Perth's planning and property sector is sitting on a growing administrative headache. Duplicate and mismatched images — photographs reused across multiple development applications, property listings, and council heritage registers — have been flagged as a data integrity concern across at least three of the City of Perth's online planning portals, according to records reviewed by The Daily Perth this week. The problem is not unique to Western Australia, but how Perth responds to it will matter as the city absorbs one of the fastest-growing populations of any Australian capital.
The timing is pointed. WA's housing construction pipeline is under strain from surging immigration and post-AUKUS infrastructure investment around Henderson and the HMAS Stirling base at Garden Island. Accurate site documentation — photographic and otherwise — underpins development approvals, heritage assessments, and insurance valuations. When the same stock image turns up on applications for a Northbridge terrace and a Cannington industrial shed, the downstream consequences range from delayed approvals to contested heritage listings.
What Other Cities Are Doing
Singapore's Urban Redevelopment Authority mandated geotagged, timestamped photography for all development applications submitted through its Integrated Land Use System from January 2024. The requirement followed an internal audit that found roughly 12 percent of residential development submissions in 2022 contained images that could not be verified as site-specific. London's Planning Portal introduced automated reverse-image checking in late 2023 across all 33 boroughs, a change the Greater London Authority said reduced documentation disputes in its first six months of operation. Toronto's City Planning division went further, requiring applicants to submit image metadata alongside photographs as part of its 2025 Digital Submission Standards update.

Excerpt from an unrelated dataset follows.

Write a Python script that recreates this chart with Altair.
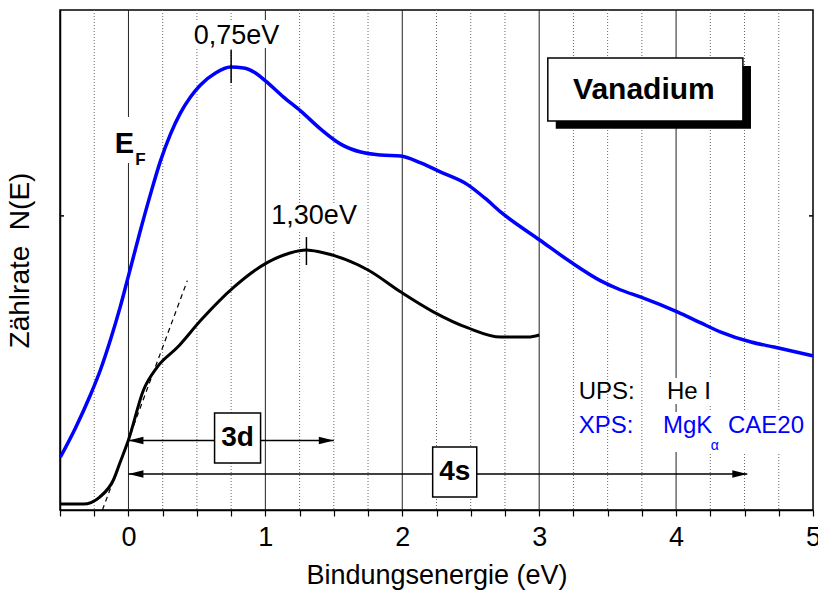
import altair as alt
import pandas as pd

# ---- spectra (binding energy in eV, count rate in arbitrary units) ----
xps_e = [-0.497, -0.387, -0.278, -0.205, -0.132, -0.058, 0.000, 0.088, 0.161, 0.234,
         0.307, 0.380, 0.453, 0.526, 0.636, 0.746, 0.841, 0.928, 1.001, 1.133,
         1.257, 1.404, 1.550, 1.696, 1.842, 1.988, 2.135, 2.281, 2.471, 2.602,
         2.727, 3.004, 3.231, 3.450, 3.596, 3.743, 4.013, 4.181, 4.327, 4.547,
         4.715, 5.000]
xps_n = [1.80, 2.79, 3.91, 4.76, 5.78, 6.94, 7.96, 9.52, 10.74, 11.87,
         12.78, 13.50, 14.04, 14.45, 14.86, 15.06, 15.03, 14.86, 14.59, 14.04,
         13.57, 12.95, 12.44, 12.17, 12.07, 12.04, 11.80, 11.49, 11.08, 10.61,
         10.10, 9.18, 8.43, 7.79, 7.48, 7.24, 6.73, 6.36, 6.05, 5.71,
         5.54, 5.24]

ups_e = [-0.50, -0.33, -0.21, -0.11, -0.06, 0.00, 0.11, 0.21, 0.36, 0.53, 0.77, 1.02,
         1.18, 1.30, 1.40, 1.75, 1.99, 2.23, 2.48, 2.72, 2.92, 3.00]
ups_n = [0.20, 0.20, 0.44, 1.02, 1.63, 2.38, 4.08, 4.86, 5.54, 6.46, 7.58, 8.43,
         8.74, 8.84, 8.77, 8.16, 7.41, 6.73, 6.19, 5.88, 5.88, 5.95]

# Fermi-edge tangent
tangent_e = [-0.19, 0.43]
tangent_n = [0.0, 7.8]

# peak positions
peak_labels = ["0,75eV", "1,30eV"]
peak_e = [0.75, 1.30]

# grid
grid_major = [0, 1, 2, 3, 4]
grid_minor = [-0.25, 0.25, 0.5, 0.75, 1.25, 1.5, 1.75, 2.25, 2.5, 2.75,
              3.25, 3.5, 3.75, 4.25, 4.5, 4.75]
x_ticks = [-0.5 + 0.25 * i for i in range(23)]

BLUE = "#0000FF"
FONT = "Liberation Sans"

xs = alt.Scale(domain=[-0.5, 5], nice=False, zero=False)
ys = alt.Scale(domain=[0, 17], nice=False, zero=False)

x_axis = alt.Axis(values=x_ticks,
                  labelExpr="datum.value % 1 === 0 ? format(datum.value, 'd') : ''",
                  grid=False, tickSize=6, tickColor="black", tickWidth=1.2,
                  domainColor="black", domainWidth=1.5, labelFontSize=27,
                  labelPadding=8, labelFlush=False, labelOverlap=False,
                  titleFontSize=27, titleFontWeight="normal", titlePadding=12,
                  labelColor="black", titleColor="black", labelFont=FONT, titleFont=FONT)
y_axis = alt.Axis(values=[10], ticks=False, labels=False, grid=False,
                  domainColor="black", domainWidth=1.5, titleFontSize=28,
                  titleFontWeight="normal", titlePadding=26, titleColor="black",
                  titleFont=FONT)


def X(field="e"):
    return alt.X(f"{field}:Q", scale=xs, axis=x_axis, title="Bindungsenergie (eV)")


def Y(field="n"):
    return alt.Y(f"{field}:Q", scale=ys, axis=y_axis, title="Zählrate\u00a0\u00a0N(E)")


def rect_layer(e1, e2, n1, n2, **kw):
    df = pd.DataFrame({"e": [e1], "e2": [e2], "n": [n1], "n2": [n2]})
    return alt.Chart(df).mark_rect(**kw).encode(
        x=X(), x2="e2:Q", y=Y(), y2="n2:Q")


def text_layer(txt, e, n, **kw):
    df = pd.DataFrame({"e": [e], "n": [n], "t": [txt]})
    kw.setdefault("font", FONT)
    kw.setdefault("color", "black")
    return alt.Chart(df).mark_text(**kw).encode(x=X(), y=Y(), text="t:N")


# gridlines
major = alt.Chart(pd.DataFrame({"e": grid_major})).mark_rule(
    color="#222222", strokeWidth=1).encode(x=X())
minor = alt.Chart(pd.DataFrame({"e": grid_minor})).mark_rule(
    color="#666666", strokeWidth=1, strokeDash=[1, 2]).encode(x=X())

# white label backgrounds (interrupt the grid)
bgs = [
    rect_layer(0.453, 1.133, 16.66, 15.71, color="white"),
    rect_layer(1.023, 1.689, 10.44, 9.52, color="white"),
    rect_layer(-0.132, 0.146, 13.36, 11.80, color="white"),
    rect_layer(3.904, 4.269, 4.49, 3.60, color="white"),
    rect_layer(3.874, 4.956, 3.33, 1.97, color="white"),
]

# inner y ticks on left and right frame
ytick_df = pd.DataFrame({"n": [10]})
ytick_l = alt.Chart(ytick_df).mark_rule(color="black", strokeWidth=1.5).encode(
    x=alt.value(0), x2=alt.value(4), y=Y())
ytick_r = alt.Chart(ytick_df).mark_rule(color="black", strokeWidth=1.5).encode(
    x=alt.value(749), x2=alt.value(753), y=Y())

xps = alt.Chart(pd.DataFrame({"e": xps_e, "n": xps_n})).mark_line(
    color=BLUE, strokeWidth=3.5, interpolate="monotone").encode(x=X(), y=Y())
ups = alt.Chart(pd.DataFrame({"e": ups_e, "n": ups_n})).mark_line(
    color="black", strokeWidth=3, interpolate="monotone").encode(x=X(), y=Y())
tangent = alt.Chart(pd.DataFrame({"e": tangent_e, "n": tangent_n})).mark_line(
    color="black", strokeWidth=1.2, strokeDash=[5, 4]).encode(x=X(), y=Y())

# peak markers
peak_ticks = alt.Chart(pd.DataFrame({
    "e": peak_e, "n": [15.64, 9.28], "n2": [14.52, 8.33]})).mark_rule(
    color="black", strokeWidth=1.5).encode(x=X(), y=Y(), y2="n2:Q")
peak_text = alt.Chart(pd.DataFrame({
    "e": [0.789, 1.356], "n": [16.12, 10.0], "t": peak_labels})).mark_text(
    font=FONT, fontSize=27, color="black", baseline="middle").encode(
    x=X(), y=Y(), text="t:N")

# E_F label
ef = [
    text_layer("E", -0.029, 12.14, fontSize=29, fontWeight="bold", baseline="alphabetic"),
    text_layer("F", 0.088, 11.73, fontSize=17, fontWeight="bold", baseline="alphabetic"),
]

# 3d / 4s arrows
arrow_lines = alt.Chart(pd.DataFrame({
    "e": [0.0, 0.0], "e2": [1.5, 4.52], "n": [2.36, 1.22]})).mark_rule(
    color="black", strokeWidth=1.5).encode(x=X(), x2="e2:Q", y=Y())
head_left = alt.Chart(pd.DataFrame({"e": [0.0, 0.0], "n": [2.36, 1.22]})).mark_point(
    shape="M0,0L1,-0.25L1,0.25Z", filled=True, color="black", opacity=1, size=900).encode(
    x=X(), y=Y())
head_right = alt.Chart(pd.DataFrame({"e": [1.5, 4.52], "n": [2.36, 1.22]})).mark_point(
    shape="M0,0L-1,-0.25L-1,0.25Z", filled=True, color="black", opacity=1, size=900).encode(
    x=X(), y=Y())
boxes = [
    rect_layer(0.629, 0.965, 3.30, 1.60, fill="white", stroke="black", strokeWidth=1.5),
    rect_layer(2.222, 2.544, 2.14, 0.44, fill="white", stroke="black", strokeWidth=1.5),
    text_layer("3d", 0.797, 2.45, fontSize=28, fontWeight="bold", baseline="middle"),
    text_layer("4s", 2.383, 1.29, fontSize=28, fontWeight="bold", baseline="middle"),
]

# title box with shadow
vanadium = [
    rect_layer(3.121, 4.547, 15.10, 12.96, color="black"),
    rect_layer(3.063, 4.488, 15.37, 13.23, fill="white", stroke="black", strokeWidth=1.5),
    text_layer("Vanadium", 3.765, 14.28, fontSize=30, fontWeight="bold", baseline="middle"),
]

# source legend
legend = [
    text_layer("UPS:", 3.289, 3.77, fontSize=24, align="left", baseline="alphabetic"),
    text_layer("He I", 3.933, 3.77, fontSize=24, align="left", baseline="alphabetic"),
    text_layer("XPS:", 3.289, 2.62, fontSize=24, align="left", baseline="alphabetic", color=BLUE),
    text_layer("MgK", 3.904, 2.62, fontSize=24, align="left", baseline="alphabetic", color=BLUE),
    text_layer("α", 4.254, 2.04, fontSize=14, align="left", baseline="alphabetic", color=BLUE),
    text_layer("CAE20", 4.379, 2.62, fontSize=24, align="left", baseline="alphabetic", color=BLUE),
]

chart = alt.layer(
    major, minor, *bgs, ytick_l, ytick_r, tangent, ups, xps, peak_ticks, peak_text,
    *ef, arrow_lines, head_left, head_right, *boxes, *vanadium, *legend,
).properties(
    width=753, height=500,
    padding={"left": 60, "top": 10, "right": 5, "bottom": 82},
    autosize=alt.AutoSizeParams(type="none"),
    background="white",
).configure_view(stroke="black", strokeWidth=1.5)

chart.save("out.html", embed_options={"renderer": "svg", "actions": False})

Perth has no equivalent mandate in place. The Western Australian Planning Commission's online lodgement system, DAP Online — used for development applications above certain thresholds — does not currently require metadata submission or automated image verification, based on the commission's published lodgement guidelines available on its website as of this week. The City of Vincent, which covers inner suburbs including Mount Lawley and Leederville, does require applicants to submit photographs labelled by cardinal direction and date, but enforcement of that requirement relies on manual checking by assessment officers rather than automated tools.
Local Pressure Points
The problem shows up most visibly in two places. Heritage precincts in Subiaco, where the City of Subiaco manages a register covering more than 400 individual places, have seen applications where submitted photos did not match the nominated address — an issue that came to light during a community review of proposed demolitions on Rokeby Road last year. The state's Landgate property information service, which maintains the Shared Location Information Platform used by local governments across WA, is understood to be assessing options for integrating image verification into property record workflows, though no public timeline has been announced.

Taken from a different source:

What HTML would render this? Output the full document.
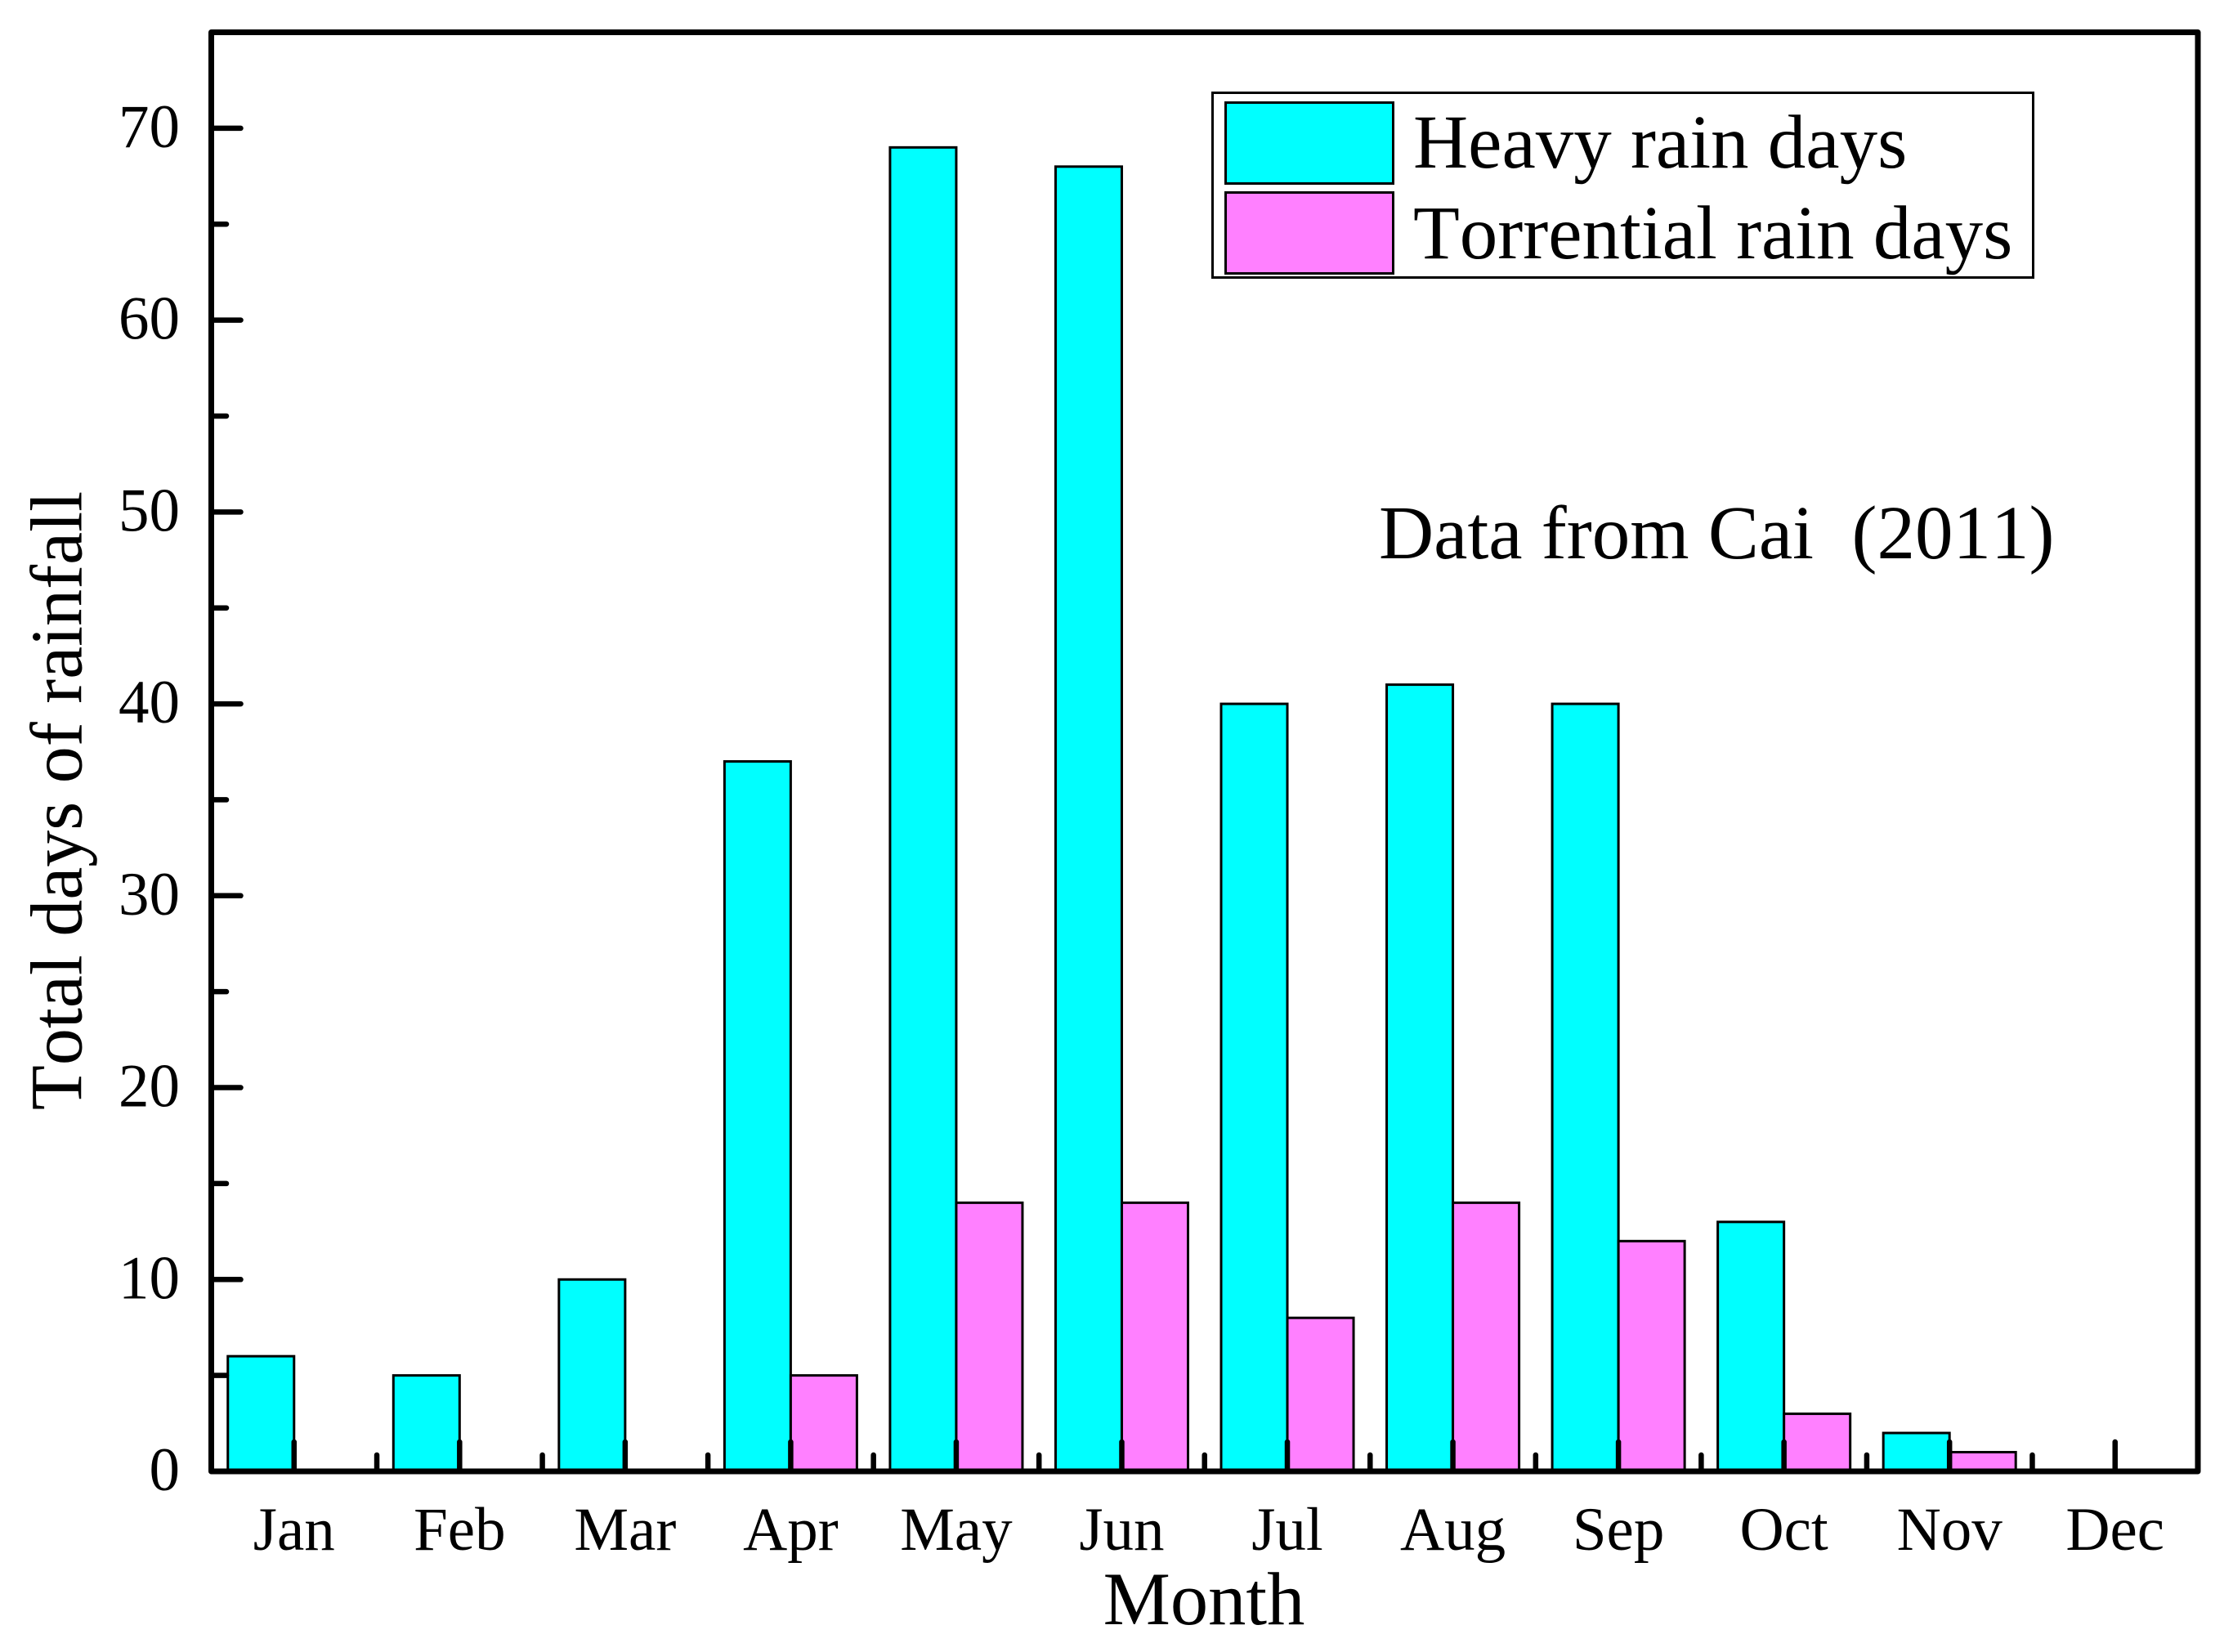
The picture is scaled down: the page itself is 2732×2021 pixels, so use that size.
<!DOCTYPE html>
<html lang="en">
<head>
<meta charset="utf-8">
<title>Total days of rainfall by month</title>
<style>
  html, body { margin: 0; padding: 0; background: #fff; }
  svg { display: block; font-family: "Liberation Serif", serif; font-kerning: none; }
  text { fill: #000; white-space: pre; font-kerning: none; }
</style>
</head>
<body>
<svg id="chart" xmlns="http://www.w3.org/2000/svg" width="2732" height="2021" viewBox="0 0 2732 2021">
  <rect x="0" y="0" width="2732" height="2021" fill="#fff"/>
  <g id="bars"></g>
  <g id="ticks"></g>
  <g id="labels"></g>
  <rect x="258.5" y="39.5" width="2430.5" height="1760.5" fill="none" stroke="#000" stroke-width="7" stroke-linejoin="round"/>
  <text x="1473" y="1987" font-size="92.5" text-anchor="middle">Month</text>
  <text transform="translate(99.5 979.5) rotate(-90)" font-size="90" text-anchor="middle">Total days of rainfall</text>
  <text x="1687" y="683" font-size="93">Data from Cai  (2011)</text>
  <g>
    <rect x="1483.5" y="113.5" width="1004" height="226" fill="#fff" stroke="#000" stroke-width="3"/>
    <rect x="1499.5" y="125.5" width="205" height="99" fill="#00ffff" stroke="#000" stroke-width="3"/>
    <rect x="1499.5" y="235.5" width="205" height="99" fill="#ff80ff" stroke="#000" stroke-width="3"/>
    <text x="1729" y="205" font-size="93">Heavy rain days</text>
    <text x="1729" y="316" font-size="93">Torrential rain days</text>
  </g>
</svg>
<script>
const months = ["Jan","Feb","Mar","Apr","May","Jun","Jul","Aug","Sep","Oct","Nov","Dec"];
const heavyDays = [6,5,10,37,69,68,40,41,40,13,2,0];
const torrentialDays = [0,0,0,5,14,14,8,14,12,3,1,0];
const yMajorTicks = [0,10,20,30,40,50,60,70];
const yMinorTicks = [5,15,25,35,45,55,65];

const NS = "http://www.w3.org/2000/svg";
const plot = { left: 258.5, right: 2689, top: 39.5, bottom: 1800 };
const xDomain = [0.5, 12.5];
const yDomain = [0, 75];
const x = v => plot.left + (v - xDomain[0]) / (xDomain[1] - xDomain[0]) * (plot.right - plot.left);
const y = v => plot.bottom - (v - yDomain[0]) / (yDomain[1] - yDomain[0]) * (plot.bottom - plot.top);
const barWidth = x(1.4) - x(1);

function make(tag, attrs, parent) {
  const el = document.createElementNS(NS, tag);
  for (const k in attrs) el.setAttribute(k, attrs[k]);
  parent.appendChild(el);
  return el;
}

const barsG = document.getElementById("bars");
const ticksG = document.getElementById("ticks");
const labelsG = document.getElementById("labels");

months.forEach((m, i) => {
  const cx = x(i + 1);
  const h = make("rect", { x: cx - barWidth, y: y(heavyDays[i]), width: barWidth, height: y(0) - y(heavyDays[i]), fill: "#00ffff", stroke: "#000", "stroke-width": 3 }, barsG);
  
  
  const t = make("rect", { x: cx, y: y(torrentialDays[i]), width: barWidth, height: y(0) - y(torrentialDays[i]), fill: "#ff80ff", stroke: "#000", "stroke-width": 3 }, barsG);
  
  

  const major = make("line", { x1: cx, x2: cx, y1: plot.bottom, y2: plot.bottom - 36, stroke: "#000", "stroke-width": 6.5, "stroke-linecap": "round" }, ticksG);
  
  

  if (i < months.length - 1) {
    const mx = x(i + 1.5);
    const minor = make("line", { x1: mx, x2: mx, y1: plot.bottom, y2: plot.bottom - 20, stroke: "#000", "stroke-width": 6.5, "stroke-linecap": "round" }, ticksG);
    
    
  }

  const label = make("text", { x: cx, y: 1896, "font-size": 75, "text-anchor": "middle" }, labelsG);
  label.textContent = m;
  
  
});

yMajorTicks.forEach(v => {
  const tick = make("line", { x1: plot.left, x2: plot.left + 36, y1: y(v), y2: y(v), stroke: "#000", "stroke-width": 6.5, "stroke-linecap": "round" }, ticksG);
  
  
  const label = make("text", { x: 220, y: y(v) + 23, "font-size": 75, "text-anchor": "end" }, labelsG);
  label.textContent = String(v);
  
  
});

yMinorTicks.forEach(v => {
  const tick = make("line", { x1: plot.left, x2: plot.left + 18.5, y1: y(v), y2: y(v), stroke: "#000", "stroke-width": 6.5, "stroke-linecap": "round" }, ticksG);
  
  
});
</script>
</body>
</html>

The Metronet expansion adds urgency. As Transit Oriented Development precincts are gazetted around stations including Bayswater, Morley, and Ellenbrook, the volume of concurrent development applications is expected to spike. Industry body the Urban Development Institute of Australia WA branch has previously raised concerns about processing capacity at the state's Development Assessment Panels, though the organisation has not publicly cited image duplication as a specific bottleneck.
For applicants and their consultants, the practical exposure is real. A development application returned for documentation defects adds weeks to an approval timeline. In the current Perth construction market, where builder lead times for residential projects in the northern corridor suburbs of Alkimos and Eglinton are stretching past twelve months, any avoidable delay compounds costs already inflated by materials and labour pressures.
The Western Australian Planning Commission is due to release an updated digital lodgement framework in the second half of 2026, according to its published work program. Whether that update incorporates any of the image-verification standards already operating in Singapore, London, or Toronto will be a test of whether Perth's planning bureaucracy is keeping pace with the city's growth — or still catching up to it.